WHAT IS NEEDED
Return precisely the span of lines from the top of the material below to the line containing "const yTickExps = [1,3,5,7,9,11,13];", both included. Pictures are excluded.

STORED DATA

__________________________________________________

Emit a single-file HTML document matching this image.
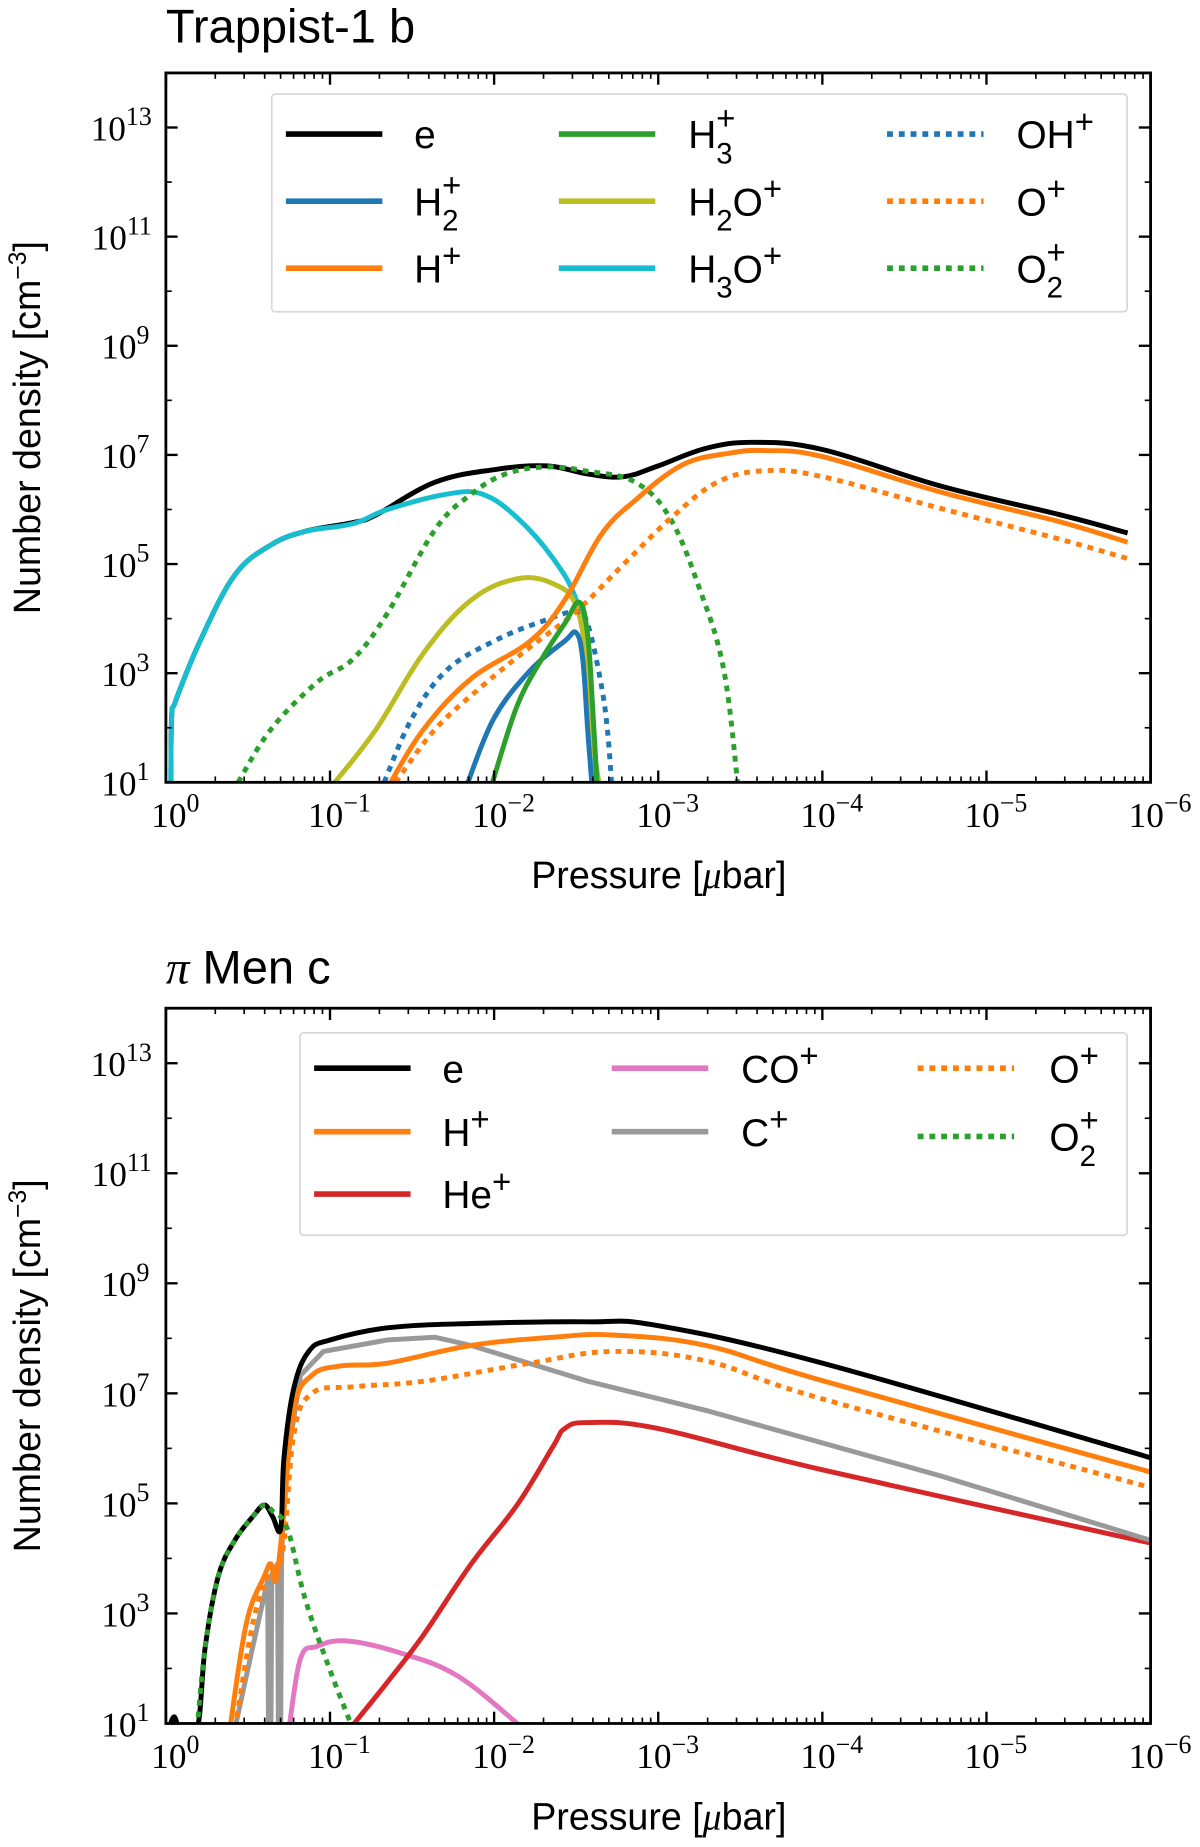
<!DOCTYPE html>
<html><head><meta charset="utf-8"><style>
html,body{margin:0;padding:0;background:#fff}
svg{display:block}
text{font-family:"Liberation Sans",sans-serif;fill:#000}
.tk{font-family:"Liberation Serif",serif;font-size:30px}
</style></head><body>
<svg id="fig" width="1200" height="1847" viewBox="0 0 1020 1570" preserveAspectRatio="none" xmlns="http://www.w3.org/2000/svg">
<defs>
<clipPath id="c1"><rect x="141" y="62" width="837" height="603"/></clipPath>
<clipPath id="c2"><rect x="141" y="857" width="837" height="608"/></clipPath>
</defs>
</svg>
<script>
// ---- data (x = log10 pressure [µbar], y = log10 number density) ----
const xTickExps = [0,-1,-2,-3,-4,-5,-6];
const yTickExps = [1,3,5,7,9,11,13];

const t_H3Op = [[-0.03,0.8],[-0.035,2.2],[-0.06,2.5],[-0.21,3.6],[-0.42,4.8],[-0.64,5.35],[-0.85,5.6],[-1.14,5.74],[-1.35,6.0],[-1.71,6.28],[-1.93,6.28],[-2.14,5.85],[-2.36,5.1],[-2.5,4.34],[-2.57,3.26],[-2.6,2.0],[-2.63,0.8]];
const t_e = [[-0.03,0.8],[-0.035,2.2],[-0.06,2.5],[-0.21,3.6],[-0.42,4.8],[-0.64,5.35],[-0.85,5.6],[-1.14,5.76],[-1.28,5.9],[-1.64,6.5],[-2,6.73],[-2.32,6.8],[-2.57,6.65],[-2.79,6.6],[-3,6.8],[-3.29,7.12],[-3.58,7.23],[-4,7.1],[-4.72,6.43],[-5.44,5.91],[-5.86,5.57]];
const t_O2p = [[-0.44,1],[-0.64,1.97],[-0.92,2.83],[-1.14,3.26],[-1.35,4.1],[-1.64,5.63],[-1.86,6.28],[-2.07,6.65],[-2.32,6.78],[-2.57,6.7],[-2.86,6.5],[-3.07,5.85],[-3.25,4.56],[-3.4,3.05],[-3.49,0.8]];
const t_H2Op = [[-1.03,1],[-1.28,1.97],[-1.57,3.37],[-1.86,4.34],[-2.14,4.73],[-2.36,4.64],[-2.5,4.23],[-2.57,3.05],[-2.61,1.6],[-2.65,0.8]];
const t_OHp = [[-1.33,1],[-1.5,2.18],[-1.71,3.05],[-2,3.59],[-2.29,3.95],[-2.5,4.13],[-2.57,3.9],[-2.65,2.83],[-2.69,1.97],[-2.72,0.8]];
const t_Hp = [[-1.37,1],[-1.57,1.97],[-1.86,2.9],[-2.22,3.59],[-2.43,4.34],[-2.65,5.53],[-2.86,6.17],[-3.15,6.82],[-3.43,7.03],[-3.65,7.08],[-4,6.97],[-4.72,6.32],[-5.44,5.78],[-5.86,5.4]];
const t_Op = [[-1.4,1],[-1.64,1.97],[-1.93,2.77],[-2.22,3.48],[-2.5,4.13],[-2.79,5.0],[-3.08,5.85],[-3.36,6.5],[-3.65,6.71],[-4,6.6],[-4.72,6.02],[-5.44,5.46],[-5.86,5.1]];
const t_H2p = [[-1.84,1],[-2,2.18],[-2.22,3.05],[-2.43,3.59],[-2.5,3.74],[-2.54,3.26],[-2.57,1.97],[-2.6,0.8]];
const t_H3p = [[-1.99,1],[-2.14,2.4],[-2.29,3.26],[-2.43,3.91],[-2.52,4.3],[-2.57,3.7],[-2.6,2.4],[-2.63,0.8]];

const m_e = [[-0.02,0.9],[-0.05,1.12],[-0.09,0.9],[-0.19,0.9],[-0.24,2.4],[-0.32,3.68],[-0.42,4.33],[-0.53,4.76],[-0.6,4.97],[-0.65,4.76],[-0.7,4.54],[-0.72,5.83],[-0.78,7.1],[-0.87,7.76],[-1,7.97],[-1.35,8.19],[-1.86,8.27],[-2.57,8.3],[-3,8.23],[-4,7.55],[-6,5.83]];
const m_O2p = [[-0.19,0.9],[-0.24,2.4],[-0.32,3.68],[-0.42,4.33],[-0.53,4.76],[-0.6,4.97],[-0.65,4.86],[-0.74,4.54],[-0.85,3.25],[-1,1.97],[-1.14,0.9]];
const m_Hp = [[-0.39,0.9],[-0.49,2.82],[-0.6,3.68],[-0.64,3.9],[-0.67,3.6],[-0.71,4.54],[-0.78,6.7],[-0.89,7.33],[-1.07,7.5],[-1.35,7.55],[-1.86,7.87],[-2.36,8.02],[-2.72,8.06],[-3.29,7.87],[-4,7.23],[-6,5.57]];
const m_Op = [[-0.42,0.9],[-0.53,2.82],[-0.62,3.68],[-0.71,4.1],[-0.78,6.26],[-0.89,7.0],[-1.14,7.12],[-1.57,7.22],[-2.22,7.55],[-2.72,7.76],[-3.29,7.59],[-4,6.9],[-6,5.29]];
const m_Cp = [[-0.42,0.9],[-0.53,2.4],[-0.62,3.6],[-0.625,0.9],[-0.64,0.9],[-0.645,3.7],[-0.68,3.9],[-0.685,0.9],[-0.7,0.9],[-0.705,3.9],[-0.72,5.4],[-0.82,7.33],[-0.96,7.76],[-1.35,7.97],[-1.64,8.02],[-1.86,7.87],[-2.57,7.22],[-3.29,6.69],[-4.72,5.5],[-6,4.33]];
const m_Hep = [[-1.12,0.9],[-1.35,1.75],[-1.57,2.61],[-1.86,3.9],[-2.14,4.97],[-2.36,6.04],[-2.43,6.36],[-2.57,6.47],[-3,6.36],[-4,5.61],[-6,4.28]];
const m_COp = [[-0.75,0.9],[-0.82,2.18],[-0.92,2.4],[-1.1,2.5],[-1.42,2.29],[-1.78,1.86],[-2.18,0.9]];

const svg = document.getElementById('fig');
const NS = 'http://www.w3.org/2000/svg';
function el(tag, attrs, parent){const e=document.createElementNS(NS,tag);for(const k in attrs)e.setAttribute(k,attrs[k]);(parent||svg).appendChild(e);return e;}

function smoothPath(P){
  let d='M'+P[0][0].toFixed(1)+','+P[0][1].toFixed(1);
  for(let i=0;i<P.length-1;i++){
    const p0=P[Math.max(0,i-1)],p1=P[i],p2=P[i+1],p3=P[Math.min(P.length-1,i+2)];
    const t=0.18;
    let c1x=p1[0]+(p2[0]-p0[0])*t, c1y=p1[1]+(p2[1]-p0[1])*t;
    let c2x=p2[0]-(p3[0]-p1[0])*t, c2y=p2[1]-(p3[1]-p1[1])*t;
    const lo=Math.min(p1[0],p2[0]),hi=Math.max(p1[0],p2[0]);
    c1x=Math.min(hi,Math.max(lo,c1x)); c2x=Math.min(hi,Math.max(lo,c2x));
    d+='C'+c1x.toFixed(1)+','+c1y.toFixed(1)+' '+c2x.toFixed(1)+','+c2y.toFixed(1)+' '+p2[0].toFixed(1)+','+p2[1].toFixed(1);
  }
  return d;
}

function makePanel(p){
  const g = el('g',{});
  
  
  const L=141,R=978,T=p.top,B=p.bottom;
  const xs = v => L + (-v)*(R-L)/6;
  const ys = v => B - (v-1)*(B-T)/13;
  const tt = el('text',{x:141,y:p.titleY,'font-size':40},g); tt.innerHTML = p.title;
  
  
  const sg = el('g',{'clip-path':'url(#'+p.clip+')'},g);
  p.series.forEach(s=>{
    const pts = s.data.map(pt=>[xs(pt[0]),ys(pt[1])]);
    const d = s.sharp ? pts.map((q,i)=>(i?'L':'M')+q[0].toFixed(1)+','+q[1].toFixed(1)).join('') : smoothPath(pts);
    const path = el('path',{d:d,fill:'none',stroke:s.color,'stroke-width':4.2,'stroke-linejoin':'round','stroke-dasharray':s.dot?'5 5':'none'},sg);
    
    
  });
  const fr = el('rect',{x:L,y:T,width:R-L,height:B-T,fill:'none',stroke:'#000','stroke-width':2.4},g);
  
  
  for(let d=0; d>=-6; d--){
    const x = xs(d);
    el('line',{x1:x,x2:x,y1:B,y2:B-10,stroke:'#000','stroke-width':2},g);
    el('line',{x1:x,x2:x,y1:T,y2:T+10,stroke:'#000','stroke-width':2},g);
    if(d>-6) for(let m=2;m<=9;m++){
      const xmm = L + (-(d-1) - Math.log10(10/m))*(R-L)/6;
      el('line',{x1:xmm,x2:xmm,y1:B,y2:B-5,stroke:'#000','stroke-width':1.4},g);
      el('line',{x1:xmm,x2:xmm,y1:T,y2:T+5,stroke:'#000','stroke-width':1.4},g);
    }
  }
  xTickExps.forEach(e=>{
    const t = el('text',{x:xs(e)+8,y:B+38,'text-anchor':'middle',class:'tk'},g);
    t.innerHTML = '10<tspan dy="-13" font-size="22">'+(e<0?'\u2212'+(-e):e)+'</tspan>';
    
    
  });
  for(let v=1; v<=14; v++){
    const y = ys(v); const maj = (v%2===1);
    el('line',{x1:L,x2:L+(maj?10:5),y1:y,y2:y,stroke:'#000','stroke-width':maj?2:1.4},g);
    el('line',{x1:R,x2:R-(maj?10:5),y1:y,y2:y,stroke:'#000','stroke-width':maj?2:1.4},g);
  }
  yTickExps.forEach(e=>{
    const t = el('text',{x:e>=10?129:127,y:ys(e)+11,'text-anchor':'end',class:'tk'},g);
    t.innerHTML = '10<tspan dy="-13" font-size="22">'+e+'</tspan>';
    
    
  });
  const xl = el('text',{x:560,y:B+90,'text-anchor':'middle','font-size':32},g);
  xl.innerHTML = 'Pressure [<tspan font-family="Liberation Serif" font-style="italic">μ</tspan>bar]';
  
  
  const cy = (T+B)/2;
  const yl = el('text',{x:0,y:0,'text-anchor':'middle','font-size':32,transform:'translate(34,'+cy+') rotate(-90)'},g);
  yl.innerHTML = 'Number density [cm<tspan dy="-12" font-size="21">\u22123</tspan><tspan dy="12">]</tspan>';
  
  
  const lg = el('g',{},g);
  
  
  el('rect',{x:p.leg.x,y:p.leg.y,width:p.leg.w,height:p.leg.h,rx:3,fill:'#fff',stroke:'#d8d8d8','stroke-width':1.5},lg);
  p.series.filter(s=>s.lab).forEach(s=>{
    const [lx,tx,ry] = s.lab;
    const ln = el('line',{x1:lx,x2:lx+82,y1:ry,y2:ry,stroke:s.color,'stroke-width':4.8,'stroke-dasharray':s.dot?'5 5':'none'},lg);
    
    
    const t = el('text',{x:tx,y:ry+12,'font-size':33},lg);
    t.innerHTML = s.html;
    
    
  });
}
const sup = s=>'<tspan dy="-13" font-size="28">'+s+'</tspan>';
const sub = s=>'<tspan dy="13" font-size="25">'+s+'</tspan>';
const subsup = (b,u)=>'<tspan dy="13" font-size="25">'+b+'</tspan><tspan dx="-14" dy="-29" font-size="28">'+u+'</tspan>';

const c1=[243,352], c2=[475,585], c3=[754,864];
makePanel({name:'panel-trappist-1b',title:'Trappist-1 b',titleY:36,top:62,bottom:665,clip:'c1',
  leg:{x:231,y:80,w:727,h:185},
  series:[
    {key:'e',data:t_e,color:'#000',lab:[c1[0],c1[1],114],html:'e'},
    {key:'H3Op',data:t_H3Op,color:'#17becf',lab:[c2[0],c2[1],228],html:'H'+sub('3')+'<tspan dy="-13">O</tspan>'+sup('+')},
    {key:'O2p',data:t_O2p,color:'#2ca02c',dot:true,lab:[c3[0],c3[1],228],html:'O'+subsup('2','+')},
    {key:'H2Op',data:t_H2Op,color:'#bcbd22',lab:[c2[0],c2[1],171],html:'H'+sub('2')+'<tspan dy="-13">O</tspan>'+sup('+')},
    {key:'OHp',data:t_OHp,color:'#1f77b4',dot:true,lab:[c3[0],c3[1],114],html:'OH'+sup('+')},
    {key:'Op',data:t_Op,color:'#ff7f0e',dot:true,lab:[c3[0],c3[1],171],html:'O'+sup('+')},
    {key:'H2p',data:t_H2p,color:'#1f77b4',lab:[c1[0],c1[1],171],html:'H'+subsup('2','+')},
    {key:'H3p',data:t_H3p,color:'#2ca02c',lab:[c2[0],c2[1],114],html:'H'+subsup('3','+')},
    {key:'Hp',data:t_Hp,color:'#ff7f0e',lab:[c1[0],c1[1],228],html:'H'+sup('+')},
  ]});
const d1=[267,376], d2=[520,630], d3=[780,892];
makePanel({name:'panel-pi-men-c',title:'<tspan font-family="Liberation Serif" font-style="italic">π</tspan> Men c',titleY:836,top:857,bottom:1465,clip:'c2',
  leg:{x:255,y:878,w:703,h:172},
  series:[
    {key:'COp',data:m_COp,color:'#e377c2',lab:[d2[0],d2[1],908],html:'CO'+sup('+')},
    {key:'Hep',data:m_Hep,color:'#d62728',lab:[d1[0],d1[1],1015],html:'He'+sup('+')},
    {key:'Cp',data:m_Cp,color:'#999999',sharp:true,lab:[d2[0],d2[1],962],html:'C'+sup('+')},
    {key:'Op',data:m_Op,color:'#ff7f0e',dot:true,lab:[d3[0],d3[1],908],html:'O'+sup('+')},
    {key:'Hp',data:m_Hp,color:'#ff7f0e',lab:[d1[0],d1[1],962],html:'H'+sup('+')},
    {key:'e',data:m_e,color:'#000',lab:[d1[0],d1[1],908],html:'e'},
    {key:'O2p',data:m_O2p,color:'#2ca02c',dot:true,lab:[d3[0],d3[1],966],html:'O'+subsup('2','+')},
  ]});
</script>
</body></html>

__________________________________________________

RESPONSE TO THIS EXERCISE
Emit a single-file HTML document matching this image.
<!DOCTYPE html>
<html><head><meta charset="utf-8"><style>
html,body{margin:0;padding:0;background:#fff}
svg{display:block}
text{font-family:"Liberation Sans",sans-serif;fill:#000}
.tk{font-family:"Liberation Serif",serif;font-size:30px}
</style></head><body>
<svg id="fig" width="1200" height="1847" viewBox="0 0 1020 1570" preserveAspectRatio="none" xmlns="http://www.w3.org/2000/svg">
<defs>
<clipPath id="c1"><rect x="141" y="62" width="837" height="603"/></clipPath>
<clipPath id="c2"><rect x="141" y="857" width="837" height="608"/></clipPath>
</defs>
</svg>
<script>
// ---- data (x = log10 pressure [µbar], y = log10 number density) ----
const xTickExps = [0,-1,-2,-3,-4,-5,-6];
const yTickExps = [1,3,5,7,9,11,13];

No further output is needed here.